The first step to diagnosis is the evaluation of the patient’s medical history and a thorough clinical examination. However, when a swelling, a lump or pain is present, imaging tests are important to assist with diagnosis and staging. Imaging processes create detailed images of limb tissues and internal organs.
There are different types of medical imaging methods:
- Bone x-rays determine any damage to the bone, new bone growth or fractures
- Magnetic resonance imaging (MRI): MRI is the standard imaging modality. It creates images of the affected bone and also tissues surrounding it allowing doctors to assess whether the disease has spread to other locations in the body. MRI is especially helpful in imaging of the extremities, pelvis, and trunk.

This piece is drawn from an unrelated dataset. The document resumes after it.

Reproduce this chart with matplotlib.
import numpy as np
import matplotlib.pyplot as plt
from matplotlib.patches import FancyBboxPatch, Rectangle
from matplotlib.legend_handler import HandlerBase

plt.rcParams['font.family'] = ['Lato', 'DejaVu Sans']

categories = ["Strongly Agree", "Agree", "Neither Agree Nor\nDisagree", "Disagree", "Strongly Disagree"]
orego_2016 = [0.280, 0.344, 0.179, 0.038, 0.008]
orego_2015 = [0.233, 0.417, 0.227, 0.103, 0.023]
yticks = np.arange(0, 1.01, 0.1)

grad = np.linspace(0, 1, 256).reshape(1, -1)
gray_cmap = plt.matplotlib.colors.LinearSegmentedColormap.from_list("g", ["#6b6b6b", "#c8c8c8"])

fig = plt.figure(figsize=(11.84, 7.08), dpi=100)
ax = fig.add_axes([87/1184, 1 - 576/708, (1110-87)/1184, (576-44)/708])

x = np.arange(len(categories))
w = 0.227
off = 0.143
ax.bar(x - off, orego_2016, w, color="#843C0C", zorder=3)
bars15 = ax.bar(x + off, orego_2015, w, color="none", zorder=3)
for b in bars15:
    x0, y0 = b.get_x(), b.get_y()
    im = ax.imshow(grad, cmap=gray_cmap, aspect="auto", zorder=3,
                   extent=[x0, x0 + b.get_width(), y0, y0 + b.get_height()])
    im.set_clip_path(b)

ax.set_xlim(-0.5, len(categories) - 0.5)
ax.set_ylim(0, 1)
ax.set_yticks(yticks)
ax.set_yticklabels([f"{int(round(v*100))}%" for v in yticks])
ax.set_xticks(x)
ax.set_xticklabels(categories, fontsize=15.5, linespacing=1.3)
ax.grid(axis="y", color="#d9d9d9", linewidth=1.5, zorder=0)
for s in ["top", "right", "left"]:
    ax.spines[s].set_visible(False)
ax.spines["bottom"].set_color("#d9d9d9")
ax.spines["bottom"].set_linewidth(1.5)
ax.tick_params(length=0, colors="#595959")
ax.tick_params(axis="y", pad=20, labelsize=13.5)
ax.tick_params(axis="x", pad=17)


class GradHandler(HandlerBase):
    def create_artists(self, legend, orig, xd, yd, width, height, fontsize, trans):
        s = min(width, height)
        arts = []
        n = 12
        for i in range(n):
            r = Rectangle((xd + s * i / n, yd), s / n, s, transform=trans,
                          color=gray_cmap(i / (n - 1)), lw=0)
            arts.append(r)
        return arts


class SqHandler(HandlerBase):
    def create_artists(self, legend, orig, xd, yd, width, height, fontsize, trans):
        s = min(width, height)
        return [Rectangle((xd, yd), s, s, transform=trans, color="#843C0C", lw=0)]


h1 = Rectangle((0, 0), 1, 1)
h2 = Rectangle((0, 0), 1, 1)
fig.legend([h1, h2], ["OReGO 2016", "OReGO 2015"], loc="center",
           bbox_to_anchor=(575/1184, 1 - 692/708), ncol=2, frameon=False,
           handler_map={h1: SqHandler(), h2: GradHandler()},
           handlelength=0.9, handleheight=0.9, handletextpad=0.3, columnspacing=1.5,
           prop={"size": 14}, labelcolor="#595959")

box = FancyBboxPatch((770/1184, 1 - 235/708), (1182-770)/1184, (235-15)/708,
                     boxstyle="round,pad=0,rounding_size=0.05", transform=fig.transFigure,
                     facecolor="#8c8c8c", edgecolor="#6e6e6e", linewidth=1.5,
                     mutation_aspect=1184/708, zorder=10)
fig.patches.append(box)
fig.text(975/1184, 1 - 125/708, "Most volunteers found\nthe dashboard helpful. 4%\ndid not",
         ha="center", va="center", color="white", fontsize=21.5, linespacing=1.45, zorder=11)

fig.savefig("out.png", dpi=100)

- Computed tomography (CT) can be used to make bone damage as well as lesions in other parts of the body (e.g. lungs or other organs) visible.

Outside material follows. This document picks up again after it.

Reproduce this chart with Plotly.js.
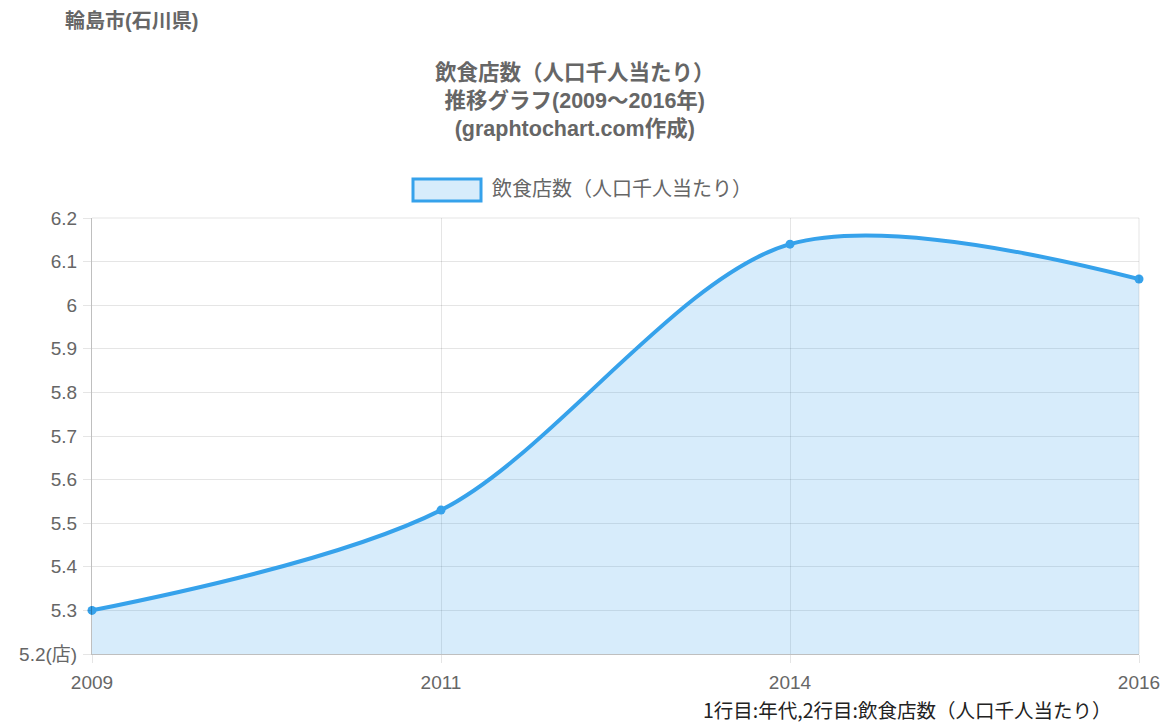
<!DOCTYPE html>
<html>
<head>
<meta charset="utf-8">
<script src="https://cdn.plot.ly/plotly-3.0.1.min.js"></script>
<style>html,body{margin:0;padding:0;background:#fff;}#chart{width:1161px;height:725px;}</style>
</head>
<body>
<div id="chart"></div>
<script>
const years = ["2009", "2011", "2014", "2016"];
const values = [5.30, 5.53, 6.14, 6.06];
const yTickVals = [5.2, 5.3, 5.4, 5.5, 5.6, 5.7, 5.8, 5.9, 6.0, 6.1, 6.2];
const yTickText = ["5.2(店)", "5.3", "5.4", "5.5", "5.6", "5.7", "5.8", "5.9", "6", "6.1", "6.2"];
const seriesName = "飲食店数（人口千人当たり）";
const titleLines = ["飲食店数（人口千人当たり）", "推移グラフ(2009～2016年)", "(graphtochart.com作成)"];
const cityLabel = "輪島市(石川県)";
const footNote = "1行目:年代,2行目:飲食店数（人口千人当たり）";

const FONT = '"Liberation Sans", Arial, "Noto Sans CJK JP", sans-serif';
const GREY = '#666666';
const BLUE = 'rgb(54,162,235)';
const FILL = 'rgba(54,162,235,0.2)';

const trace = {
  x: years, y: values, type: 'scatter', mode: 'lines+markers',
  name: seriesName,
  line: {color: BLUE, width: 4, shape: 'spline', smoothing: 0.9},
  marker: {color: BLUE, size: 9},
  fill: 'tozeroy', fillcolor: FILL,
  cliponaxis: false, hoverinfo: 'x+y'
};

const layout = {
  width: 1161, height: 725,
  margin: {l: 92, r: 22, t: 218, b: 71},
  paper_bgcolor: '#fff', plot_bgcolor: '#fff',
  font: {family: FONT, color: GREY, size: 19},
  showlegend: false,
  xaxis: {
    type: 'category', range: [0, 3],
    showgrid: true, gridcolor: 'rgba(0,0,0,0.1)', gridwidth: 1,
    showline: true, linecolor: 'rgba(0,0,0,0.25)', linewidth: 1,
    ticks: 'outside', ticklen: 8, tickcolor: 'rgba(0,0,0,0.1)',
    ticklabelstandoff: 3,
    tickfont: {family: FONT, color: GREY, size: 19},
    zeroline: false, mirror: false, fixedrange: true
  },
  yaxis: {
    range: [5.2, 6.2],
    tickvals: yTickVals, ticktext: yTickText,
    showgrid: true, gridcolor: 'rgba(0,0,0,0.1)', gridwidth: 1,
    showline: true, linecolor: 'rgba(0,0,0,0.25)', linewidth: 1,
    ticks: 'outside', ticklen: 8, tickcolor: 'rgba(0,0,0,0.1)',
    ticklabelstandoff: 2,
    tickfont: {family: FONT, color: GREY, size: 19},
    zeroline: false, fixedrange: true
  },
  shapes: [
    {type: 'line', xref: 'paper', yref: 'paper', x0: 1, x1: 1, y0: 0, y1: 1, line: {color: 'rgba(0,0,0,0.1)', width: 1}},
    {type: 'line', xref: 'paper', yref: 'paper', x0: 0, x1: 1, y0: 1, y1: 1, line: {color: 'rgba(0,0,0,0.1)', width: 1}},
    {type: 'rect', xref: 'paper', yref: 'paper',
     x0: (413 - 92) / 1047, x1: (481 - 92) / 1047,
     y0: (654 - 201) / 436, y1: (654 - 179) / 436,
     line: {color: BLUE, width: 3}, fillcolor: FILL}
  ],
  annotations: [
    {text: '<b>' + cityLabel + '</b>', xref: 'paper', yref: 'paper', x: -29 / 1047, y: (654 - 21) / 436,
     xanchor: 'left', yanchor: 'middle', showarrow: false, font: {family: FONT, size: 20, color: GREY}},
    {text: '<b>' + titleLines.join('<br>') + '</b>', xref: 'paper', yref: 'paper', x: (575 - 92) / 1047, y: (654 - 101) / 436,
     xanchor: 'center', yanchor: 'middle', showarrow: false, align: 'center',
     font: {family: FONT, size: 21.5, color: GREY}},
    {text: seriesName, xref: 'paper', yref: 'paper', x: (490 - 92) / 1047, y: (654 - 189) / 436,
     xanchor: 'left', yanchor: 'middle', showarrow: false, font: {family: FONT, size: 20, color: GREY}},
    {text: footNote, xref: 'paper', yref: 'paper', x: (1113 - 92) / 1047, y: (654 - 709) / 436,
     xanchor: 'right', yanchor: 'middle', showarrow: false, font: {family: '"Noto Sans CJK JP", sans-serif', size: 19.5, color: '#222222'}}
  ]
};

Plotly.newPlot('chart', [trace], layout, {displayModeBar: false, staticPlot: true});
</script>
</body>
</html>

- Positron emission tomography (PET) is also an effective imaging modality to determine whether the cancer has spread to other organs. It can also be used to evaluate the effect of a therapy on the tumour.
- Radionuclide bone scans help show if a cancer has spread to other bones. It can find metastases earlier than regular x-rays. Bone scans also can show how much damage the primary cancer has caused in the bone.
The results of the imaging process are important for further therapy planning.
Additional blood tests can help find bone cancer and might reveal further information about the specific type. In patients with osteosarcoma or Ewing sarcoma, certain enzyme levels (alkaline phosphatase or lactate dehydrogenase) might be elevated in the blood.